The wealth management industry is on the brink of one of the most significant transitions in history: The Great Wealth Hand Down.
This massive intergenerational wealth transfer, estimated at over $68 trillion in the U.S. alone, presents both a challenge and an opportunity for Registered Investment Advisors (RIAs) and family offices.
The reason this matters so much is because Millennials and Gen-X cohorts, who will be inheriting this $68 trillion, have totally different investment behaviours and massively different communication preferences. They hate sales. They don’t trust banks.
To stay relevant and retain clients through this shift, you’re going to have to evolve your business and communication strategies. This article explores how successful RIAs and family offices are doing it well. Use this article to learn how to retain your clients through the wealth hand down and keep your ARR strong long into the future.

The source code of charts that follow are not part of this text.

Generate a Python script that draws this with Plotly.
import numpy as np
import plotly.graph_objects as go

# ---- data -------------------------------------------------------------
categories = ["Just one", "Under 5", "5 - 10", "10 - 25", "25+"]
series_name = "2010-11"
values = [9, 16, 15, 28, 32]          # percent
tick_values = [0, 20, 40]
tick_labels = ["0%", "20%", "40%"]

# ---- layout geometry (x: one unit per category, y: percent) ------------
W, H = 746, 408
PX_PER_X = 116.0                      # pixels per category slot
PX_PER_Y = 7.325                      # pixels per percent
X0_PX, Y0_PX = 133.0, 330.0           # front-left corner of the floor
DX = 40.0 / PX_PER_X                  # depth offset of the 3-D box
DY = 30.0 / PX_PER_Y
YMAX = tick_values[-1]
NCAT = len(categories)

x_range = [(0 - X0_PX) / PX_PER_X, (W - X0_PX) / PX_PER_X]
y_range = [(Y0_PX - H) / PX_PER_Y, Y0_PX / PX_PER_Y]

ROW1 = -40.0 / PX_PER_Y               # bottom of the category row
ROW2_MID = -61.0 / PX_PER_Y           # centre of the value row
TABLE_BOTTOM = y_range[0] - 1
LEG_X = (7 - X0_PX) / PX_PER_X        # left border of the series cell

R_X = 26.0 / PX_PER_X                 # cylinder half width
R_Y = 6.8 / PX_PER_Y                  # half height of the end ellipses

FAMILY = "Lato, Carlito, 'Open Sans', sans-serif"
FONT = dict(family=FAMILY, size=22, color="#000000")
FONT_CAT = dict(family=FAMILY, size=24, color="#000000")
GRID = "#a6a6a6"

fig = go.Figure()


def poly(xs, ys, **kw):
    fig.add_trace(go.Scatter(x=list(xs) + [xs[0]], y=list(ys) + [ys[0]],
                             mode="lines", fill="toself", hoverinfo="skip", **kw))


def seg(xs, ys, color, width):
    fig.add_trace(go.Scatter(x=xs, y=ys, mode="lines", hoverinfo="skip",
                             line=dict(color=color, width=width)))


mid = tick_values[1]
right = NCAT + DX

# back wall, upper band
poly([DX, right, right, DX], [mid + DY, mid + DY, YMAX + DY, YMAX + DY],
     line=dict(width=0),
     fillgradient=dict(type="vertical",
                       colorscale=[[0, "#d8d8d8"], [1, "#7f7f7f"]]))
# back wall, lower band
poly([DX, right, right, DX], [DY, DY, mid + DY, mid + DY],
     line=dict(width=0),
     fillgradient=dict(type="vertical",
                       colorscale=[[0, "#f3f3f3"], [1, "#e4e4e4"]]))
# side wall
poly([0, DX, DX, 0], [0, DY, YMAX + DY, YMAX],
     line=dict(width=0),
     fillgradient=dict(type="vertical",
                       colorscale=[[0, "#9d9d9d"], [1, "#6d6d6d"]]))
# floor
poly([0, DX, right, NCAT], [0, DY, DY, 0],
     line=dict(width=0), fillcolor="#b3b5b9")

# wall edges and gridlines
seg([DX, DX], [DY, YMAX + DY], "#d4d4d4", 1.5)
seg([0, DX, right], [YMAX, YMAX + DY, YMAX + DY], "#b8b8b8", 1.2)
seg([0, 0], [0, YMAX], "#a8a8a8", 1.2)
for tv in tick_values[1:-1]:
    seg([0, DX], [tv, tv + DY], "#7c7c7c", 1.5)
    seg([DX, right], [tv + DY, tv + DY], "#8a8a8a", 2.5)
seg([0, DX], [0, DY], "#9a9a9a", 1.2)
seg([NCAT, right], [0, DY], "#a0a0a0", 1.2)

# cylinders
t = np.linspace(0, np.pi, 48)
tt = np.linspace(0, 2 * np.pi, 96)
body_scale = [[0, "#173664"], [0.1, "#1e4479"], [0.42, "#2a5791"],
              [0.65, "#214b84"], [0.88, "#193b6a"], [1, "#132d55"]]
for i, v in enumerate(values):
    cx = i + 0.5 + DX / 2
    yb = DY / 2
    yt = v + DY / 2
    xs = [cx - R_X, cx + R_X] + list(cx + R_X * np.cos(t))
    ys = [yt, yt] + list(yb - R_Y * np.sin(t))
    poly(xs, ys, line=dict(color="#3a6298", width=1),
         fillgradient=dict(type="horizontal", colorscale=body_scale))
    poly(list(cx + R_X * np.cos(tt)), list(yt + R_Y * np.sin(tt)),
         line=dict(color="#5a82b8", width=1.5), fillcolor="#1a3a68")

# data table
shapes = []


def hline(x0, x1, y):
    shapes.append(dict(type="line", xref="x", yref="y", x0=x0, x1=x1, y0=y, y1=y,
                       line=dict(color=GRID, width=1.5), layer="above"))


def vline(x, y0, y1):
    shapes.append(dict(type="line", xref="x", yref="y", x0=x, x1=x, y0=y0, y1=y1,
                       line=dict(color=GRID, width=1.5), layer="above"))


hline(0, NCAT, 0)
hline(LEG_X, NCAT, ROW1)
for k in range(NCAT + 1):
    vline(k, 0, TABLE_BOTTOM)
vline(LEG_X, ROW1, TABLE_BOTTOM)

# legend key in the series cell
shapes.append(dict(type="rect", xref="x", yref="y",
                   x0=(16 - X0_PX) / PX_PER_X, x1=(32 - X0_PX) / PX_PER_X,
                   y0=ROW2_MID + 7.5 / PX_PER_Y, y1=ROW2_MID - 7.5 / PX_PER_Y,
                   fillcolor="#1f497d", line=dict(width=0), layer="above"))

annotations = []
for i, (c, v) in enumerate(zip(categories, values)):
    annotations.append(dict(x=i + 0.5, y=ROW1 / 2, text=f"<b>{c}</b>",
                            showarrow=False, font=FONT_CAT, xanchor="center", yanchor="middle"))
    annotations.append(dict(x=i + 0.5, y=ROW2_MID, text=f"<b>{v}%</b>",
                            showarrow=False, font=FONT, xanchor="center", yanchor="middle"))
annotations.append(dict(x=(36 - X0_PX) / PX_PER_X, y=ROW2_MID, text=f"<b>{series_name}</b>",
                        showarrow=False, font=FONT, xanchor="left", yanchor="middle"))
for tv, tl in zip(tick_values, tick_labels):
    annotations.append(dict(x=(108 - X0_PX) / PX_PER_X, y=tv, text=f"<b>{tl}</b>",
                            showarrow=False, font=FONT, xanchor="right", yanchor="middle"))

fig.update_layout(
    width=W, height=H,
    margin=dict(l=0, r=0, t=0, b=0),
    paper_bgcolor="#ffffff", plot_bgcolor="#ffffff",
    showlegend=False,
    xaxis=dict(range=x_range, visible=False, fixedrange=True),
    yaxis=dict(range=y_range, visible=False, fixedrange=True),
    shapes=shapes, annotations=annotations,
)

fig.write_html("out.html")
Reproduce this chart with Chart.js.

Understanding The Great Wealth Hand Down
“The Great Wealth Hand Down” refers to the unprecedented transfer of assets from the Baby Boomer generation to their heirs. These heirs are made of primarily Millennials and Generation X. It’s a shift that isn’t just about money; it’s about values, legacy, and the continued success of wealth management firms.
Experienced investors and family offices know that this transition is not only about maintaining financial assets but also about sustaining relationships and adapting to the different expectations of a new generation.
These Are Your Struggles
For RIAs and family offices, the most pressing issues are keeping client retention high across generations. This has a lot to do with bridging communication gaps between older clients and their heirs, and adapting to the technological expectations of younger investors.
You risk losing your assets under management if you fail to engage the next generation effectively. Moreover, many heirs might not share the same financial advisor relationships as their parents, making the need for a seamless transition super important.